### TASK TO COMPLETE
Copy the data exactly as it appears, and do not include any pictures.
>> begin RECORDS PROVIDED
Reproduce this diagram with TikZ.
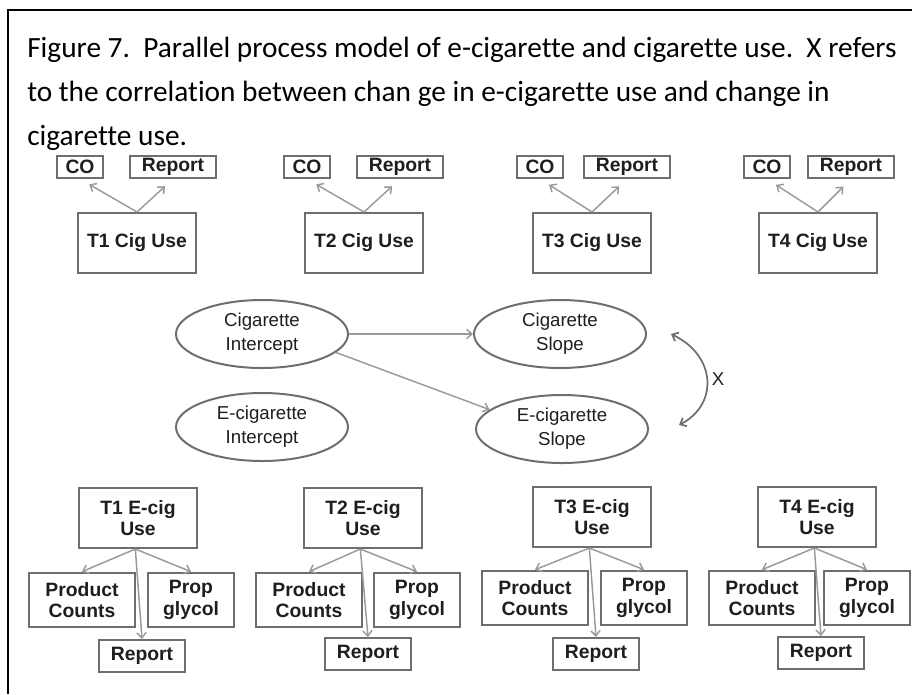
\documentclass[tikz,border=0pt]{standalone}
\usepackage{fontspec}
\setmainfont{Carlito}[Ligatures=NoCommon]
\newfontfamily\arialfont{Liberation Sans}
\usetikzlibrary{shapes.geometric,arrows.meta,calc}

\definecolor{boxgray}{HTML}{6E6E6E}
\definecolor{arrowgray}{HTML}{9A9A9A}
\definecolor{inkgray}{HTML}{1E1E1E}

\tikzset{
  caption/.style={anchor=base west, inner sep=0pt, font=\fontsize{22}{33}\selectfont},
  varbox/.style={draw=boxgray, line width=1.5pt, text=inkgray, align=center, inner sep=0pt,
    font=\arialfont\bfseries\fontsize{14.5}{16}\selectfont},
  usebox/.style={varbox, minimum width=88pt, minimum height=45pt},
  cobox/.style={varbox, minimum width=34pt, minimum height=16.5pt},
  repbox/.style={varbox, minimum width=64pt, minimum height=16.5pt},
  prodbox/.style={varbox, minimum width=80pt, minimum height=41pt},
  propbox/.style={varbox, minimum width=65pt, minimum height=41pt},
  rptbox/.style={varbox, minimum width=65pt, minimum height=24pt},
  latent/.style={ellipse, draw=boxgray, line width=1.5pt, text=inkgray, align=center, inner sep=0pt,
    minimum width=129pt, minimum height=51pt, font=\arialfont\fontsize{14}{18}\selectfont},
  load/.style={draw=arrowgray, line width=1.1pt, -{Straight Barb[length=4pt,width=7pt]}},
  dbl/.style={draw=boxgray, line width=1.3pt, {Straight Barb[length=4pt,width=7pt]}-{Straight Barb[length=4pt,width=7pt]}}
}

\begin{document}
\begin{tikzpicture}[x=0.75pt, y=-0.75pt]

    % Page size of the reference
    \useasboundingbox (0,0) rectangle (912,694);

    % Frame: top rule and left rule only
    \coordinate (FL) at (8,10);
    \coordinate (FR) at (912,10);
    \coordinate (FB) at (8,694);
    \draw[line width=1.5pt] (FR) -- (FL) -- (FB);

    % Caption, one node per printed line
    \node[caption] (cap1) at (27,57) {Figure 7.\ \ Parallel process model of e-cigarette and cigarette use.\ \ X refers};
    \node[caption] (cap2) at (27,101) {to the correlation between chan\hspace{5pt}ge in e-cigarette use and change in};
    \node[caption] (cap3) at (27,145) {cigarette use.};

    % Cigarette use indicators (top row)
    \node[cobox]  (co1)  at (80,167)  {CO};
    \node[repbox] (rep1) at (173,167) {Report};
    \node[usebox] (cig1) at (137,243) {T1 Cig Use};

    \node[cobox]  (co2)  at (307,167) {CO};
    \node[repbox] (rep2) at (400,167) {Report};
    \node[usebox] (cig2) at (364,243) {T2 Cig Use};

    \node[cobox]  (co3)  at (540,167) {CO};
    \node[repbox] (rep3) at (627,167) {Report};
    \node[usebox] (cig3) at (592,243) {T3 Cig Use};

    \node[cobox]  (co4)  at (767,167) {CO};
    \node[repbox] (rep4) at (851,167) {Report};
    \node[usebox] (cig4) at (818,243) {T4 Cig Use};

    % Growth factors
    \node[latent] (cint)   at (262,334) {Cigarette\\Intercept};
    \node[latent] (cslope) at (560,334) {Cigarette\\Slope};
    \node[latent] (eint)   at (262,427) {E-cigarette\\Intercept};
    \node[latent] (eslope) at (562,429) {E-cigarette\\Slope};

    % E-cigarette use indicators (bottom row)
    \node[usebox]   (ecig1) at (138,518) {T1 E-cig\\Use};
    \node[prodbox]  (prod1) at (82,600)  {Product\\Counts};
    \node[propbox]  (prop1) at (191,600) {Prop\\glycol};
    \node[rptbox]   (rpt1)  at (142,656) {Report};

    \node[usebox]   (ecig2) at (363,518) {T2 E-cig\\Use};
    \node[prodbox]  (prod2) at (309,600) {Product\\Counts};
    \node[propbox]  (prop2) at (417,600) {Prop\\glycol};
    \node[rptbox]   (rpt2)  at (368,654) {Report};

    \node[usebox]   (ecig3) at (592,517) {T3 E-cig\\Use};
    \node[prodbox]  (prod3) at (535,598) {Product\\Counts};
    \node[propbox]  (prop3) at (644,598) {Prop\\glycol};
    \node[rptbox]   (rpt3)  at (596,654) {Report};

    \node[usebox]   (ecig4) at (817,517) {T4 E-cig\\Use};
    \node[prodbox]  (prod4) at (762,598) {Product\\Counts};
    \node[propbox]  (prop4) at (867,598) {Prop\\glycol};
    \node[rptbox]   (rpt4)  at (821,653) {Report};

    % Loadings of cigarette use on CO and report (heads stop short of the boxes)
    \draw[load, shorten >=8pt] (cig1.north) -- (co1.south);
    \draw[load, shorten >=8pt] (cig1.north) -- (rep1.south);
    \draw[load, shorten >=8pt] (cig2.north) -- (co2.south);
    \draw[load, shorten >=8pt] (cig2.north) -- (rep2.south);
    \draw[load, shorten >=8pt] (cig3.north) -- (co3.south);
    \draw[load, shorten >=8pt] (cig3.north) -- (rep3.south);
    \draw[load, shorten >=8pt] (cig4.north) -- (co4.south);
    \draw[load, shorten >=8pt] (cig4.north) -- (rep4.south);

    % Loadings of e-cig use on its three measures
    \draw[load] ([xshift=-2pt]ecig1.south) -- (prod1.north);
    \draw[load] ([xshift=-2pt]ecig1.south) -- (prop1.north);
    \draw[load] ([xshift=-2pt]ecig1.south) -- (rpt1.north);
    \draw[load] ([xshift=-2pt]ecig2.south) -- (prod2.north);
    \draw[load] ([xshift=-2pt]ecig2.south) -- (prop2.north);
    \draw[load] ([xshift=-2pt]ecig2.south) -- (rpt2.north);
    \draw[load] ([xshift=-2pt]ecig3.south) -- (prod3.north);
    \draw[load] ([xshift=-2pt]ecig3.south) -- (prop3.north);
    \draw[load] ([xshift=-2pt]ecig3.south) -- (rpt3.north);
    \draw[load] ([xshift=-2pt]ecig4.south) -- (prod4.north);
    \draw[load] ([xshift=-2pt]ecig4.south) -- (prop4.north);
    \draw[load] ([xshift=-2pt]ecig4.south) -- (rpt4.north);

    % Paths between growth factors
    \draw[load] (cint.east) -- (cslope.west);
    \draw[load] (cint.-14) -- (eslope.165);

    % Correlation X between the two slopes
    \coordinate (xa) at ($(cslope.east)+(24,0)$);
    \coordinate (xb) at ($(eslope.east)+(30,-4)$);
    \draw[dbl] (xa) .. controls ($(xa)+(46,22)$) and ($(xb)+(39,-20)$) .. (xb);
    \node[font=\arialfont\fontsize{14}{16}\selectfont, text=inkgray] (xlab) at (718,379) {X};

\end{tikzpicture}
\end{document}
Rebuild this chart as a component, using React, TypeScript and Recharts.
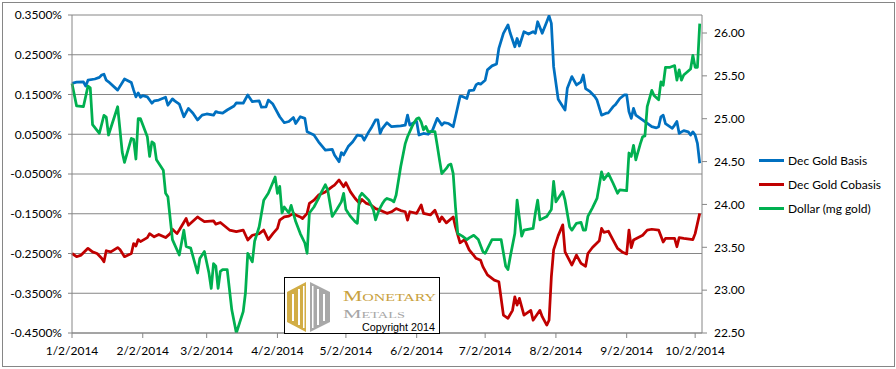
>> end RECORDS PROVIDED
### THE REPLY
Reproduce this diagram with TikZ.
\documentclass[tikz,border=0pt]{standalone}
\usepackage{fontspec}
\setmainfont{Carlito}[Ligatures=NoCommon]
\newfontfamily\arialfont{Liberation Sans}
\usetikzlibrary{shapes.geometric,arrows.meta,calc}

\definecolor{boxgray}{HTML}{6E6E6E}
\definecolor{arrowgray}{HTML}{9A9A9A}
\definecolor{inkgray}{HTML}{1E1E1E}

\tikzset{
  caption/.style={anchor=base west, inner sep=0pt, font=\fontsize{22}{33}\selectfont},
  varbox/.style={draw=boxgray, line width=1.5pt, text=inkgray, align=center, inner sep=0pt,
    font=\arialfont\bfseries\fontsize{14.5}{16}\selectfont},
  usebox/.style={varbox, minimum width=88pt, minimum height=45pt},
  cobox/.style={varbox, minimum width=34pt, minimum height=16.5pt},
  repbox/.style={varbox, minimum width=64pt, minimum height=16.5pt},
  prodbox/.style={varbox, minimum width=80pt, minimum height=41pt},
  propbox/.style={varbox, minimum width=65pt, minimum height=41pt},
  rptbox/.style={varbox, minimum width=65pt, minimum height=24pt},
  latent/.style={ellipse, draw=boxgray, line width=1.5pt, text=inkgray, align=center, inner sep=0pt,
    minimum width=129pt, minimum height=51pt, font=\arialfont\fontsize{14}{18}\selectfont},
  load/.style={draw=arrowgray, line width=1.1pt, -{Straight Barb[length=4pt,width=7pt]}},
  dbl/.style={draw=boxgray, line width=1.3pt, {Straight Barb[length=4pt,width=7pt]}-{Straight Barb[length=4pt,width=7pt]}}
}

\begin{document}
\begin{tikzpicture}[x=0.75pt, y=-0.75pt]

    % Page size of the reference
    \useasboundingbox (0,0) rectangle (912,694);

    % Frame: top rule and left rule only
    \coordinate (FL) at (8,10);
    \coordinate (FR) at (912,10);
    \coordinate (FB) at (8,694);
    \draw[line width=1.5pt] (FR) -- (FL) -- (FB);

    % Caption, one node per printed line
    \node[caption] (cap1) at (27,57) {Figure 7.\ \ Parallel process model of e-cigarette and cigarette use.\ \ X refers};
    \node[caption] (cap2) at (27,101) {to the correlation between chan\hspace{5pt}ge in e-cigarette use and change in};
    \node[caption] (cap3) at (27,145) {cigarette use.};

    % Cigarette use indicators (top row)
    \node[cobox]  (co1)  at (80,167)  {CO};
    \node[repbox] (rep1) at (173,167) {Report};
    \node[usebox] (cig1) at (137,243) {T1 Cig Use};

    \node[cobox]  (co2)  at (307,167) {CO};
    \node[repbox] (rep2) at (400,167) {Report};
    \node[usebox] (cig2) at (364,243) {T2 Cig Use};

    \node[cobox]  (co3)  at (540,167) {CO};
    \node[repbox] (rep3) at (627,167) {Report};
    \node[usebox] (cig3) at (592,243) {T3 Cig Use};

    \node[cobox]  (co4)  at (767,167) {CO};
    \node[repbox] (rep4) at (851,167) {Report};
    \node[usebox] (cig4) at (818,243) {T4 Cig Use};

    % Growth factors
    \node[latent] (cint)   at (262,334) {Cigarette\\Intercept};
    \node[latent] (cslope) at (560,334) {Cigarette\\Slope};
    \node[latent] (eint)   at (262,427) {E-cigarette\\Intercept};
    \node[latent] (eslope) at (562,429) {E-cigarette\\Slope};

    % E-cigarette use indicators (bottom row)
    \node[usebox]   (ecig1) at (138,518) {T1 E-cig\\Use};
    \node[prodbox]  (prod1) at (82,600)  {Product\\Counts};
    \node[propbox]  (prop1) at (191,600) {Prop\\glycol};
    \node[rptbox]   (rpt1)  at (142,656) {Report};

    \node[usebox]   (ecig2) at (363,518) {T2 E-cig\\Use};
    \node[prodbox]  (prod2) at (309,600) {Product\\Counts};
    \node[propbox]  (prop2) at (417,600) {Prop\\glycol};
    \node[rptbox]   (rpt2)  at (368,654) {Report};

    \node[usebox]   (ecig3) at (592,517) {T3 E-cig\\Use};
    \node[prodbox]  (prod3) at (535,598) {Product\\Counts};
    \node[propbox]  (prop3) at (644,598) {Prop\\glycol};
    \node[rptbox]   (rpt3)  at (596,654) {Report};

    \node[usebox]   (ecig4) at (817,517) {T4 E-cig\\Use};
    \node[prodbox]  (prod4) at (762,598) {Product\\Counts};
    \node[propbox]  (prop4) at (867,598) {Prop\\glycol};
    \node[rptbox]   (rpt4)  at (821,653) {Report};

    % Loadings of cigarette use on CO and report (heads stop short of the boxes)
    \draw[load, shorten >=8pt] (cig1.north) -- (co1.south);
    \draw[load, shorten >=8pt] (cig1.north) -- (rep1.south);
    \draw[load, shorten >=8pt] (cig2.north) -- (co2.south);
    \draw[load, shorten >=8pt] (cig2.north) -- (rep2.south);
    \draw[load, shorten >=8pt] (cig3.north) -- (co3.south);
    \draw[load, shorten >=8pt] (cig3.north) -- (rep3.south);
    \draw[load, shorten >=8pt] (cig4.north) -- (co4.south);
    \draw[load, shorten >=8pt] (cig4.north) -- (rep4.south);

    % Loadings of e-cig use on its three measures
    \draw[load] ([xshift=-2pt]ecig1.south) -- (prod1.north);
    \draw[load] ([xshift=-2pt]ecig1.south) -- (prop1.north);
    \draw[load] ([xshift=-2pt]ecig1.south) -- (rpt1.north);
    \draw[load] ([xshift=-2pt]ecig2.south) -- (prod2.north);
    \draw[load] ([xshift=-2pt]ecig2.south) -- (prop2.north);
    \draw[load] ([xshift=-2pt]ecig2.south) -- (rpt2.north);
    \draw[load] ([xshift=-2pt]ecig3.south) -- (prod3.north);
    \draw[load] ([xshift=-2pt]ecig3.south) -- (prop3.north);
    \draw[load] ([xshift=-2pt]ecig3.south) -- (rpt3.north);
    \draw[load] ([xshift=-2pt]ecig4.south) -- (prod4.north);
    \draw[load] ([xshift=-2pt]ecig4.south) -- (prop4.north);
    \draw[load] ([xshift=-2pt]ecig4.south) -- (rpt4.north);

    % Paths between growth factors
    \draw[load] (cint.east) -- (cslope.west);
    \draw[load] (cint.-14) -- (eslope.165);

    % Correlation X between the two slopes
    \coordinate (xa) at ($(cslope.east)+(24,0)$);
    \coordinate (xb) at ($(eslope.east)+(30,-4)$);
    \draw[dbl] (xa) .. controls ($(xa)+(46,22)$) and ($(xb)+(39,-20)$) .. (xb);
    \node[font=\arialfont\fontsize{14}{16}\selectfont, text=inkgray] (xlab) at (718,379) {X};

\end{tikzpicture}
\end{document}
Rebuild this chart as a component, using React, TypeScript and Recharts.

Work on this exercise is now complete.